> STATED GOAL
Check each line of the listing, and copy it if it contains the word "this".

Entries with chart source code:
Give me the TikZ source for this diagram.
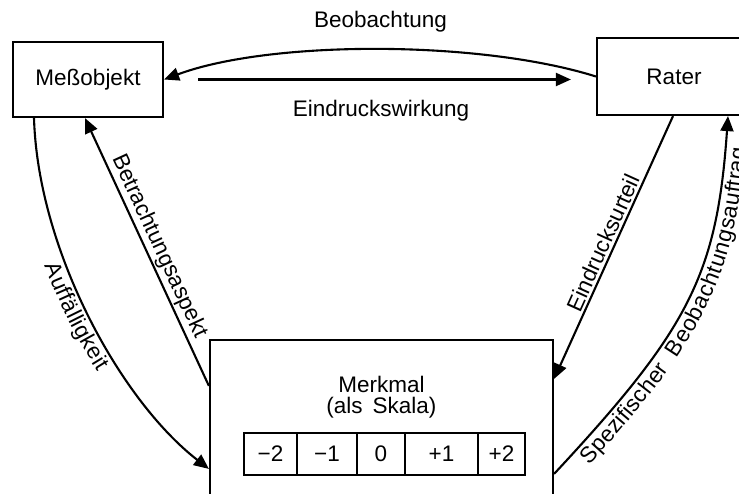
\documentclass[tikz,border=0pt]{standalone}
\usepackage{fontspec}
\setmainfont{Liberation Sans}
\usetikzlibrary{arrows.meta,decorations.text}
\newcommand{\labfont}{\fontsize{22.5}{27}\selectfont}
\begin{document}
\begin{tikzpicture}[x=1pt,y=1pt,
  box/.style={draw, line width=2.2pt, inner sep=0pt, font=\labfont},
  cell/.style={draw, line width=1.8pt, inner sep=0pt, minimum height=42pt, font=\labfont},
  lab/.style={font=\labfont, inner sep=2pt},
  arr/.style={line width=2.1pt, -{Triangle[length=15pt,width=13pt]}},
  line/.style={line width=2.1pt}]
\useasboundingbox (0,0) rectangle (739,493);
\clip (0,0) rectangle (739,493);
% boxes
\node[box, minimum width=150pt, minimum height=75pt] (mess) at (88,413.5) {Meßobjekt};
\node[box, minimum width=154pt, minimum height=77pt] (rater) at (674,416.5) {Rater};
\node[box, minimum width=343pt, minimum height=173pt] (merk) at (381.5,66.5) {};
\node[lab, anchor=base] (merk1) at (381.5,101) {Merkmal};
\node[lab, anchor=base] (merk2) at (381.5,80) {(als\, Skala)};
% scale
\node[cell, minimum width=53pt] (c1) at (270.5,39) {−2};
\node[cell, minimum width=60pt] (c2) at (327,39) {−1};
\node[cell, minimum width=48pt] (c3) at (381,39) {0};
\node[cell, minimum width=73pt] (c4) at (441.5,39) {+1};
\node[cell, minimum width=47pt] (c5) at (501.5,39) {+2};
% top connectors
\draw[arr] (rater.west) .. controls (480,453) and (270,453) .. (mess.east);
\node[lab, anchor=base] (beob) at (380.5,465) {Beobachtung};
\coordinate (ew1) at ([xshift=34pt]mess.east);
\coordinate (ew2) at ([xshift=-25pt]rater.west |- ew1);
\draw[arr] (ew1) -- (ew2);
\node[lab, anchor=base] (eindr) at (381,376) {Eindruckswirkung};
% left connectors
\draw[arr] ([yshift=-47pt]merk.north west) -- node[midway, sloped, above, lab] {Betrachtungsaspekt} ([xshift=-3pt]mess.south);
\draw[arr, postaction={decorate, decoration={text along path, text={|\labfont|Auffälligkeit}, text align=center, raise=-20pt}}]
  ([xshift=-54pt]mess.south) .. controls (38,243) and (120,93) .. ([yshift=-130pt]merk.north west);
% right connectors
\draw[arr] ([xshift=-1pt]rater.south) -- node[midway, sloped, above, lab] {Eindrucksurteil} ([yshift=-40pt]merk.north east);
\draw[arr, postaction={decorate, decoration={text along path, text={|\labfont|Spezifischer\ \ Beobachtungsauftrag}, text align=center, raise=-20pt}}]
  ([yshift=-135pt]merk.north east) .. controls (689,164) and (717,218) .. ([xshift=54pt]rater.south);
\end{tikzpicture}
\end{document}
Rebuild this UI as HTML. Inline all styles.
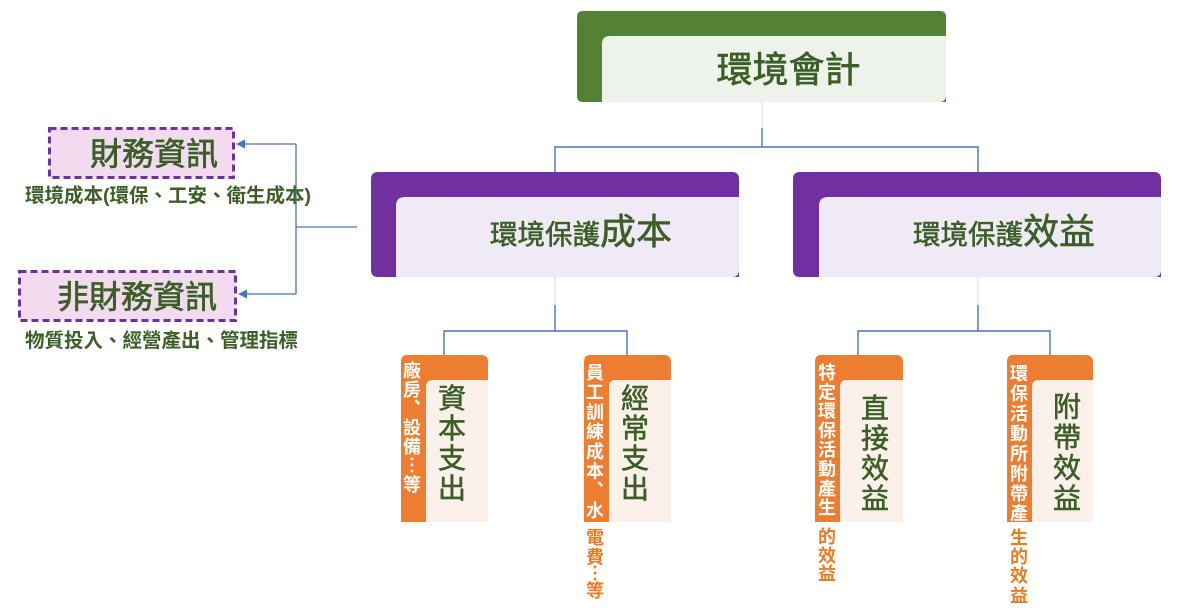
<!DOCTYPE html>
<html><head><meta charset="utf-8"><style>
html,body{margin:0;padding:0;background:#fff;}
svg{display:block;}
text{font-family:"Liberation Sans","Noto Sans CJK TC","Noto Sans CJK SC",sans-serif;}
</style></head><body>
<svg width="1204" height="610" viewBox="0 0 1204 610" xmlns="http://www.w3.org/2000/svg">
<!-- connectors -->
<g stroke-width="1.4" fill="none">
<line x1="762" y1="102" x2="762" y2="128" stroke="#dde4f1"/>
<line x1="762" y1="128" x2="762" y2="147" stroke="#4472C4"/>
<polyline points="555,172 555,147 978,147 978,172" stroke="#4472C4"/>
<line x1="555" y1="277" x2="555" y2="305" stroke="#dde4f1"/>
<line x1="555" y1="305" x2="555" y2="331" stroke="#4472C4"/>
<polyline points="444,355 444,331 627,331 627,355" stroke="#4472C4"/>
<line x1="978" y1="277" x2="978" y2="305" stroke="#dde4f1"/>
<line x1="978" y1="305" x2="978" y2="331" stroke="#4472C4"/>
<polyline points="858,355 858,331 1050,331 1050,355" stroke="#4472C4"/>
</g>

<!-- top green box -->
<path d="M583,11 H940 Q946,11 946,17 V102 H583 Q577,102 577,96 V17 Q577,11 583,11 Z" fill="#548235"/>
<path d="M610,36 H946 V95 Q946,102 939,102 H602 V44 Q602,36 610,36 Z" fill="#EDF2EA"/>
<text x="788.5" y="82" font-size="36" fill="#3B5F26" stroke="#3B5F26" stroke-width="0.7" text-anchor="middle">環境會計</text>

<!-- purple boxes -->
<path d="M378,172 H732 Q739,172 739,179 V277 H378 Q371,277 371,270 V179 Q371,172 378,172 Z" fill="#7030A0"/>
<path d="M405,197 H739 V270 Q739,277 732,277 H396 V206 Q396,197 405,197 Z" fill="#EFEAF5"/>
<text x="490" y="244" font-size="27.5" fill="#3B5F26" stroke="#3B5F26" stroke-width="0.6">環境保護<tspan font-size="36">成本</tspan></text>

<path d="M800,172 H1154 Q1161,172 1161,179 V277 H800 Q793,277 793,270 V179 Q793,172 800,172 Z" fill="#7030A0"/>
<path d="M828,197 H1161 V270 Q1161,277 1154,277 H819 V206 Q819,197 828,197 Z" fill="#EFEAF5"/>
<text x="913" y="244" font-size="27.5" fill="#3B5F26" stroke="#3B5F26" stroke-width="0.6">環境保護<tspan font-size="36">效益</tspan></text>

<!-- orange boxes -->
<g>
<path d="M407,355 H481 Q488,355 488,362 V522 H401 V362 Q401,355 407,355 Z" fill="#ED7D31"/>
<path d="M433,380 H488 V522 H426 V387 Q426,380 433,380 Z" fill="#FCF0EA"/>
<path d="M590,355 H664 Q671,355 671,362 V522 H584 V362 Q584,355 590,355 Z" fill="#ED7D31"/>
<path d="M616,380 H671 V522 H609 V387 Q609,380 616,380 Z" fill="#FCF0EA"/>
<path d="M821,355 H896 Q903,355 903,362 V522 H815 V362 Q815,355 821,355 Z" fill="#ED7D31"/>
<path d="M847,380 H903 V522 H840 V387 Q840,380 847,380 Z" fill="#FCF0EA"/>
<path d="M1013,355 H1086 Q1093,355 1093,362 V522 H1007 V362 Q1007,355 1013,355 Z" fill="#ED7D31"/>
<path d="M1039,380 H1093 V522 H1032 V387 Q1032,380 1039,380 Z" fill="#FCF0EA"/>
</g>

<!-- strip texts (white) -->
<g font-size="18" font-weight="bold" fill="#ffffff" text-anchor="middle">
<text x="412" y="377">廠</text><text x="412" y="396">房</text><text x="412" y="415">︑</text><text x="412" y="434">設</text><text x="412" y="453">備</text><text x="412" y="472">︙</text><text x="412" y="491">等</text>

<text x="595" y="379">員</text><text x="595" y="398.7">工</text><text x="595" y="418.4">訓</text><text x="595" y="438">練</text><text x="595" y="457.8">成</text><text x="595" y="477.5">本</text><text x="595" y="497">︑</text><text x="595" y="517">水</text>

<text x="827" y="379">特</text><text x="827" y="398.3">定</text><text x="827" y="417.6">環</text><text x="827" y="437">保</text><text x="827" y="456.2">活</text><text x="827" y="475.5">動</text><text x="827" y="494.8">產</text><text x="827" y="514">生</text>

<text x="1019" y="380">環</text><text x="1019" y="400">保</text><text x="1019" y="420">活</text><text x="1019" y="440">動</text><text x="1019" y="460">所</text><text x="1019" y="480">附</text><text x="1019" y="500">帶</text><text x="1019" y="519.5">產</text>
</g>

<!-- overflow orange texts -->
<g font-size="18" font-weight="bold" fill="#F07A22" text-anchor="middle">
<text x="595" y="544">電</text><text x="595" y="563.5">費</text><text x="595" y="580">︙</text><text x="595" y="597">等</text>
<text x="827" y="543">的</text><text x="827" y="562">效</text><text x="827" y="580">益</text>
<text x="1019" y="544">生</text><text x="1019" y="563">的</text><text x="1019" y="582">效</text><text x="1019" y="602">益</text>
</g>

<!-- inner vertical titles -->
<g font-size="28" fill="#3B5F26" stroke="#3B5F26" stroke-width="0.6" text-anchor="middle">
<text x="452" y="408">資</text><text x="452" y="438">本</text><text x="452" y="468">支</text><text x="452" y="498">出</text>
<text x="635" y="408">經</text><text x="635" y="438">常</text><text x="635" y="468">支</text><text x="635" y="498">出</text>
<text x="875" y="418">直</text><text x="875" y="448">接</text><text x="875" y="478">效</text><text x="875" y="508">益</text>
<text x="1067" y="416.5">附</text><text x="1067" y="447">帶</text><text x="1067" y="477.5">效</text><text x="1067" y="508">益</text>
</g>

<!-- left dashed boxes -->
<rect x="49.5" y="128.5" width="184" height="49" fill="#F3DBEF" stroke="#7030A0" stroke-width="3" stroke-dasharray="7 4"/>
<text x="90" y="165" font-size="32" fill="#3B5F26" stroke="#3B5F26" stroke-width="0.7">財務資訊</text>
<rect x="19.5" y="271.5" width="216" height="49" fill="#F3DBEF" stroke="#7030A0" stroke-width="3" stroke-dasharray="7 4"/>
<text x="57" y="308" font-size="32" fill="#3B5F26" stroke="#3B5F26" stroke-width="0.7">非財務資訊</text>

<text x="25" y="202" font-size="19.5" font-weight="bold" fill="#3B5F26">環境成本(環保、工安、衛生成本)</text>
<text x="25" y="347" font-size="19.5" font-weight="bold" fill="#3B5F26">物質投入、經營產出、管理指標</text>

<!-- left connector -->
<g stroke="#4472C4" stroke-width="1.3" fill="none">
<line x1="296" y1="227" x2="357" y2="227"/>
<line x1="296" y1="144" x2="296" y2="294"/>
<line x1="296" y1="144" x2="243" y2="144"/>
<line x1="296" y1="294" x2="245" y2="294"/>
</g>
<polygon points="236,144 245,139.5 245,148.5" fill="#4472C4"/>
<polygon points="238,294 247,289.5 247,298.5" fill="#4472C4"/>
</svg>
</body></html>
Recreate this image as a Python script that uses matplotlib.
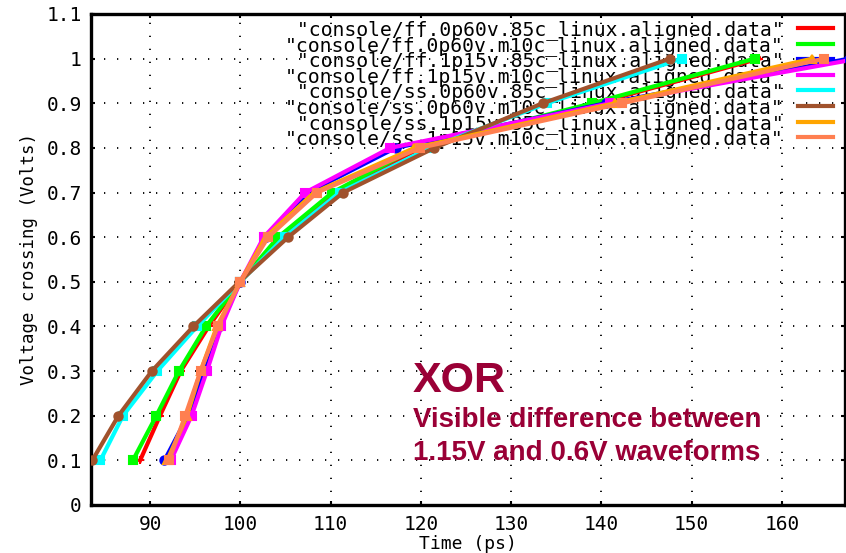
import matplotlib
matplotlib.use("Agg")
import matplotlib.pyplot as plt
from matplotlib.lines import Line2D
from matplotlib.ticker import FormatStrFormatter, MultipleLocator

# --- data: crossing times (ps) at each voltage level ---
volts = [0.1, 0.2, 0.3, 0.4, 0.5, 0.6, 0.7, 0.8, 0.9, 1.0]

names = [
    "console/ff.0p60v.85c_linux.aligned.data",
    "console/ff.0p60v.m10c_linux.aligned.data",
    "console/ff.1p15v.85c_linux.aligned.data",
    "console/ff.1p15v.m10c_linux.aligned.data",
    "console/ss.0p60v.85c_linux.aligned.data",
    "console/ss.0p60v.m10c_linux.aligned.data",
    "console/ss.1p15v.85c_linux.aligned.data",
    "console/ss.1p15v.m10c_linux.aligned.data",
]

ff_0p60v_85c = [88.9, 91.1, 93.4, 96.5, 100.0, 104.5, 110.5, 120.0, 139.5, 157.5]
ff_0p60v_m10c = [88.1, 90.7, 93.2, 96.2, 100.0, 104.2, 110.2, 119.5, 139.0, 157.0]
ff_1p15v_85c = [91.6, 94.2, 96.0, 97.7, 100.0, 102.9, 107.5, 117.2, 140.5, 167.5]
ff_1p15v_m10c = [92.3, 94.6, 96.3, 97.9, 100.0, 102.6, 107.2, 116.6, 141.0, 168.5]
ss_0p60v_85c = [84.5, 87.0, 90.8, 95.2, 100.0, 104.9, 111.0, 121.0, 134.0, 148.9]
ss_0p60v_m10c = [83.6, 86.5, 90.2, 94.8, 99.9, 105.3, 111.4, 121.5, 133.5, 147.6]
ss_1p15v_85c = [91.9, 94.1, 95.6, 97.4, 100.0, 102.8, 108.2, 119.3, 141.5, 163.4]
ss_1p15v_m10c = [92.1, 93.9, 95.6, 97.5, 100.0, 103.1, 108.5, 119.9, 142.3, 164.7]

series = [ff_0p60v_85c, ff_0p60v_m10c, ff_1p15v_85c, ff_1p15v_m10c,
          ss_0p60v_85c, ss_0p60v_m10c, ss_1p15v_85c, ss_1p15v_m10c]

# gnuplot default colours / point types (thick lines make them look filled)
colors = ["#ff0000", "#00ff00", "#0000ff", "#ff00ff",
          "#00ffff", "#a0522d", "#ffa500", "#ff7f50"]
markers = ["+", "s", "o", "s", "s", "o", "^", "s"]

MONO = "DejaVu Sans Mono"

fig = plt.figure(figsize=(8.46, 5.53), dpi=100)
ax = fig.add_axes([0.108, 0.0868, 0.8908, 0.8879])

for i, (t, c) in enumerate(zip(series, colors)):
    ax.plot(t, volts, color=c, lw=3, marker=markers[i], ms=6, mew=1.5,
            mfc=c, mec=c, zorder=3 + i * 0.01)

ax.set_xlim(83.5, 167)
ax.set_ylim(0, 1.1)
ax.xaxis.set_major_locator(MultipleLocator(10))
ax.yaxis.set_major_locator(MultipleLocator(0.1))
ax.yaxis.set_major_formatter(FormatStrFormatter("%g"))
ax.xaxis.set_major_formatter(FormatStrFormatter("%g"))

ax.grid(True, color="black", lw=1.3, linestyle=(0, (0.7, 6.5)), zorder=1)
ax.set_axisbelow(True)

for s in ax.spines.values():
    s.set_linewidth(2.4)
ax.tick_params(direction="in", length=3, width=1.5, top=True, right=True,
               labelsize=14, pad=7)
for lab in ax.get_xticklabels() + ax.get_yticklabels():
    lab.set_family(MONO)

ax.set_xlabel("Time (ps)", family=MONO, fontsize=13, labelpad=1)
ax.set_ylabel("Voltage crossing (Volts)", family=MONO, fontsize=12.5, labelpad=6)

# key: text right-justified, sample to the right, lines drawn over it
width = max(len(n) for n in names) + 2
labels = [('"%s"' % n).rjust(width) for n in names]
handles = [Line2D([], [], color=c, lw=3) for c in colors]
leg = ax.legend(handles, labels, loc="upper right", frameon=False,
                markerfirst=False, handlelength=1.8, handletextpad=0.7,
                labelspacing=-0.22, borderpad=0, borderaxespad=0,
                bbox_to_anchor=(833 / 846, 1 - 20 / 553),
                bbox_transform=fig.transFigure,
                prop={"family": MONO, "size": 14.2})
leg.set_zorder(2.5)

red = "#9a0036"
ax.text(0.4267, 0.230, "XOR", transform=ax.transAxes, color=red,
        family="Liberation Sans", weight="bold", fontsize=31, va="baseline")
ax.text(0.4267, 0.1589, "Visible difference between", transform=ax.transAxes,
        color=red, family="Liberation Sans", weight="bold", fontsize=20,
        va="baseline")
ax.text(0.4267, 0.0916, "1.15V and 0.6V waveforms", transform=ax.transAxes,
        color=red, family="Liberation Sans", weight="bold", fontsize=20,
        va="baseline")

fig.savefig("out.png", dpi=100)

> ANSWER TO THE TASK
Give me the TikZ source for this diagram.
Rebuild this UI as HTML. Inline all styles.
Recreate this image as a Python script that uses matplotlib.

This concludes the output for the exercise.